The restaurant Leib Resto ja Aed works locally with locally grown organic produce from small-scale farms. In the summer, there is grilling in the garden in the courtyard but while Tareq Taylor was there, he cooked and sat inside the cosy restaurant.

When the weather allows, the guests crowd in the outdoor seating area and on the lawn with their glasses of sparkling rhubarb wine. The restaurant Leib Resto ja Aed is one of the trendiest in Tallinn.

Photo: Leib Restoran Facebook

The 5 important things to know about Estonian food are:

#1 Estonia’s food culture originates from the countries around the Baltic Sea

The Danes, the Finns, the Germans and the Russians have all contributed to the traditional cuisine – and the Swedish most of all. Have the Estonians really found a way to pair øllebrød, blood sausage, sauerkraut and Russian potato salad with pickled herring?

In Riisa Village in the Soomaa National Park, Tareq eats well-known Estonian dishes with centuries-long history, the ingredients of which the neighboring countries can recognize from their own traditional home cooking. But neither mulgipuder made with barley, potato, pork and butter, nor kama, a typical dessert made with coarsely ground cereals and fermented milk, is daily fare in our times.

#2 Meat lovers find their paradise in the Estonian cuisine

Tareq visits a ‘lifestyle restaurant’ outside Tallinn where he makes an exquisitely tasty tartar of lamb cut by himself. Meat such as pork, chicken, boar, roe deer and fowl is the basic ingredient in most of the traditional dishes.

Estonians always keep their minds open to new culinary ideas, so be prepared to expect the unexpected!

#3 Enjoy what the nature around you has to offer

At the Soomaa National Park, Tareq tries his hand on pike burgers with pickled vegetables and guelder rose fruit – berries that taste like lingonberries. One of the secrets of good Estonian food is simplicity albeit with an abundance of ideas – using everything that the surrounding land can provide.

You’ll find locally produced fresh vegetables, fruit and berries everywhere and they are frequently used in cooking.

#4 The traditional is combined with the modern at the best taverns

Tareq cooks at the restaurant Leib Resto ja Aed in Tallinn’s Old Town. Leib means ‘rye bread’ in Estonian, and the black home-baked bread has a profound significance for every Estonian. It embodies everything pure, warm, simple and honest – precisely the feeling that the creators at Leib Resto & Aed want to convey by cooking creative, seasonal dishes with great passion and simple Estonian ingredients. The guests should definitely taste the crème brûlée with roast leib and the leib ice cream!

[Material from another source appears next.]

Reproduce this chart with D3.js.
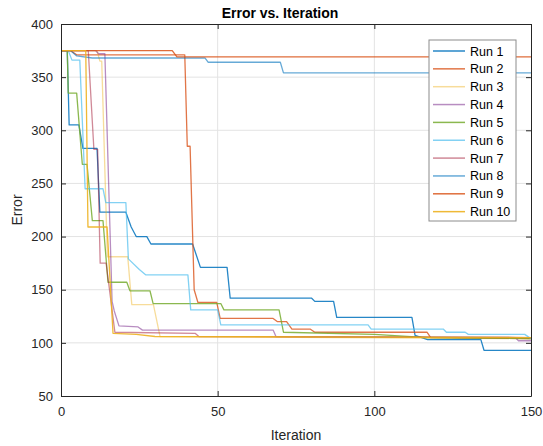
<!DOCTYPE html>
<html>
<head>
<meta charset="utf-8">
<script src="https://cdn.jsdelivr.net/npm/d3@7"></script>
<style>
  body { margin: 0; background: #fff; }
  text { font-family: "Liberation Sans", Arial, sans-serif; }
</style>
</head>
<body>
<script>
// breakpoints: [iteration, error]
const run1 = [[0,375],[2,375],[2.6,305],[5.7,305],[7,283],[11.5,283],[12.4,223],[20.7,223],[21.3,218],[22.4,209],[24,200],[27.4,200],[28.7,193],[42,193],[44.5,171],[53,171],[54,142],[80,142],[81,139],[87,139],[88,124],[112,124],[113,107],[117,103],[134,103],[135,93],[150,93]];
const run2 = [[0,375],[3,375],[5,371],[39.5,371],[40.3,285],[41.2,285],[42.5,150],[43.7,138],[49.7,138],[50.8,123],[67.7,123],[69,120],[72,120],[73.7,113],[79.5,113],[81,110],[116.8,110],[118,105],[150,104]];
const run3 = [[0,375],[11.5,375],[12.4,365],[13,365],[14.8,181],[21.3,181],[22.6,136],[29.5,136],[31.6,106],[150,104]];
const run4 = [[0,375],[11,375],[12,372],[14,372],[16.3,139],[17,130],[18.5,116],[24.6,115],[26,112],[67.7,112],[68.6,106],[145,105],[146,102],[150,102]];
const run5 = [[0,375],[2,375],[2.3,335],[5,335],[6.8,268],[8.3,268],[10,215],[13.4,215],[15,157],[21,157],[22,149],[28.4,149],[29.4,137],[51,137],[52,131],[69.6,131],[71,110],[100,108],[117,105],[150,104]];
const run6 = [[0,375],[2.3,375],[3.5,366],[6,366],[7.7,245],[13.4,245],[14.3,232],[20.7,232],[21.5,179],[25,169],[27,164],[40.5,164],[41.4,131],[50,131],[51,117],[98,117],[99,113],[122,113],[123,110],[129,110],[130,108],[148,108],[150,104]];
const run7 = [[0,375],[8.7,375],[10.5,282],[11.7,282],[12.5,175],[14.4,175],[17.2,110],[42.8,109],[44,106],[150,105]];
const run8 = [[0,375],[3,375],[5,370],[10,368],[46,368],[47,364],[70,364],[71,354],[150,354]];
const run9 = [[0,375],[35.5,375],[37,369],[150,369]];
const run10 = [[0,375],[7.9,375],[8.6,209],[14.7,209],[16.6,109],[24,108],[30,106],[150,105]];

const runs = [run1, run2, run3, run4, run5, run6, run7, run8, run9, run10];
const runNames = ["Run 1","Run 2","Run 3","Run 4","Run 5","Run 6","Run 7","Run 8","Run 9","Run 10"];
const runColors = ["#0072BD","#D95319","#EDB120","#7E2F8E","#77AC30","#4DBEEE","#A2142F","#0072BD","#D95319","#EDB120"];
const runOpacity = [0.85, 0.8, 0.45, 0.55, 0.85, 0.7, 0.5, 0.6, 0.85, 0.9];

const xTicks = [0, 50, 100, 150];
const yTicks = [50, 100, 150, 200, 250, 300, 350, 400];

const width = 543, height = 446;
const mLeft = 61, mRight = 531, mTop = 24, mBottom = 396;
const axisColor = "#262626";

const svg = d3.select("body").append("svg")
    .attr("width", width)
    .attr("height", height);

const x = d3.scaleLinear().domain([0, 150]).range([mLeft, mRight]);
const y = d3.scaleLinear().domain([50, 400]).range([mBottom, mTop]);

// grid
svg.append("g").selectAll("line")
    .data(xTicks.slice(1, -1))
    .enter().append("line")
    .attr("x1", d => x(d)).attr("x2", d => x(d))
    .attr("y1", mTop).attr("y2", mBottom)
    .attr("stroke", "#e3e3e3");
svg.append("g").selectAll("line")
    .data(yTicks.slice(1, -1))
    .enter().append("line")
    .attr("y1", d => y(d)).attr("y2", d => y(d))
    .attr("x1", mLeft).attr("x2", mRight)
    .attr("stroke", "#e3e3e3");

// lines
const line = d3.line()
    .x(d => x(d[0]))
    .y(d => y(d[1]));

const plot = svg.append("g");
runs.forEach((r, i) => {
    plot.append("path")
        .datum(r)
        .attr("d", line)
        .attr("fill", "none")
        .attr("stroke", runColors[i])
        .attr("stroke-opacity", runOpacity[i])
        .attr("stroke-width", 1.3)
        .attr("stroke-linejoin", "round");
});

// axes (ticks inside, box on)
const styleAxis = g => {
    g.select(".domain").attr("stroke", axisColor);
    g.selectAll(".tick line").attr("stroke", axisColor);
    g.selectAll(".tick text").attr("fill", axisColor).style("font-size", "13px");
};
svg.append("g")
    .attr("transform", `translate(0,${mBottom})`)
    .call(d3.axisBottom(x).tickValues(xTicks).tickSize(-5).tickSizeOuter(0).tickPadding(11))
    .call(styleAxis);
svg.append("g")
    .attr("transform", `translate(${mLeft},0)`)
    .call(d3.axisLeft(y).tickValues(yTicks).tickSize(-5).tickSizeOuter(0).tickPadding(8))
    .call(styleAxis);
svg.append("g")
    .attr("transform", `translate(0,${mTop})`)
    .call(d3.axisTop(x).tickValues(xTicks).tickSize(-5).tickSizeOuter(0).tickFormat(""))
    .call(styleAxis);
svg.append("g")
    .attr("transform", `translate(${mRight},0)`)
    .call(d3.axisRight(y).tickValues(yTicks).tickSize(-5).tickSizeOuter(0).tickFormat(""))
    .call(styleAxis);

// labels
svg.append("text")
    .attr("x", 280).attr("y", 18)
    .attr("text-anchor", "middle")
    .style("font-size", "14px").style("font-weight", "bold")
    .attr("fill", "#000")
    .text("Error vs. Iteration");
svg.append("text")
    .attr("x", (mLeft + mRight) / 2).attr("y", 440)
    .attr("text-anchor", "middle")
    .style("font-size", "14px")
    .attr("fill", axisColor)
    .text("Iteration");
svg.append("text")
    .attr("transform", `translate(22,${(mTop + mBottom) / 2}) rotate(-90)`)
    .attr("text-anchor", "middle")
    .style("font-size", "14px")
    .attr("fill", axisColor)
    .text("Error");

// legend
const leg = svg.append("g").attr("transform", "translate(429,40)");
leg.append("rect")
    .attr("width", 87).attr("height", 181)
    .attr("fill", "#fff")
    .attr("stroke", "#8c8c8c");
const item = leg.selectAll("g.item")
    .data(runNames)
    .enter().append("g")
    .attr("class", "item")
    .attr("transform", (d, i) => `translate(0,${11 + i * 17.85})`);
item.append("line")
    .attr("x1", 4).attr("x2", 36)
    .attr("stroke", (d, i) => runColors[i])
    .attr("stroke-opacity", (d, i) => runOpacity[i])
    .attr("stroke-width", 1.5);
item.append("text")
    .attr("x", 41).attr("y", 4.5)
    .style("font-size", "12.5px")
    .attr("fill", "#000")
    .text(d => d);
</script>
</body>
</html>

If you enjoy hefty portions of pork and cabbage in all its forms, Kuldse Notsu Kõrts (The Golden Piglet Inn) is the place to visit. Handmade sausages, boar meat dishes, grilled piglet, sauerkraut and fried potatoes in every manner possible are served in the cosy, rustic environment. The recipes go back to the Middle Ages and the friendly serving staff wear traditional folk costumes.

See which are the 10 best restaurants in Tallinn.

#5 The food revolution lives throughout Estonia

The new generation of chefs is leading an emerging food revolution in the capital Tallinn and further across the country. The same delicious recipes and excellent ingredients that are used by the chefs at the best restaurants in Tallinn, Pärnu and Haapsalu can be enjoyed at food festivals and trade fairs held throughout the year:

You can also taste Estonia at any of the 30 best restaurants in the country.


The visit of Tareq Taylor's Nordic Cookery in the Soomaa National Park became a unique experience for the master chef and his team.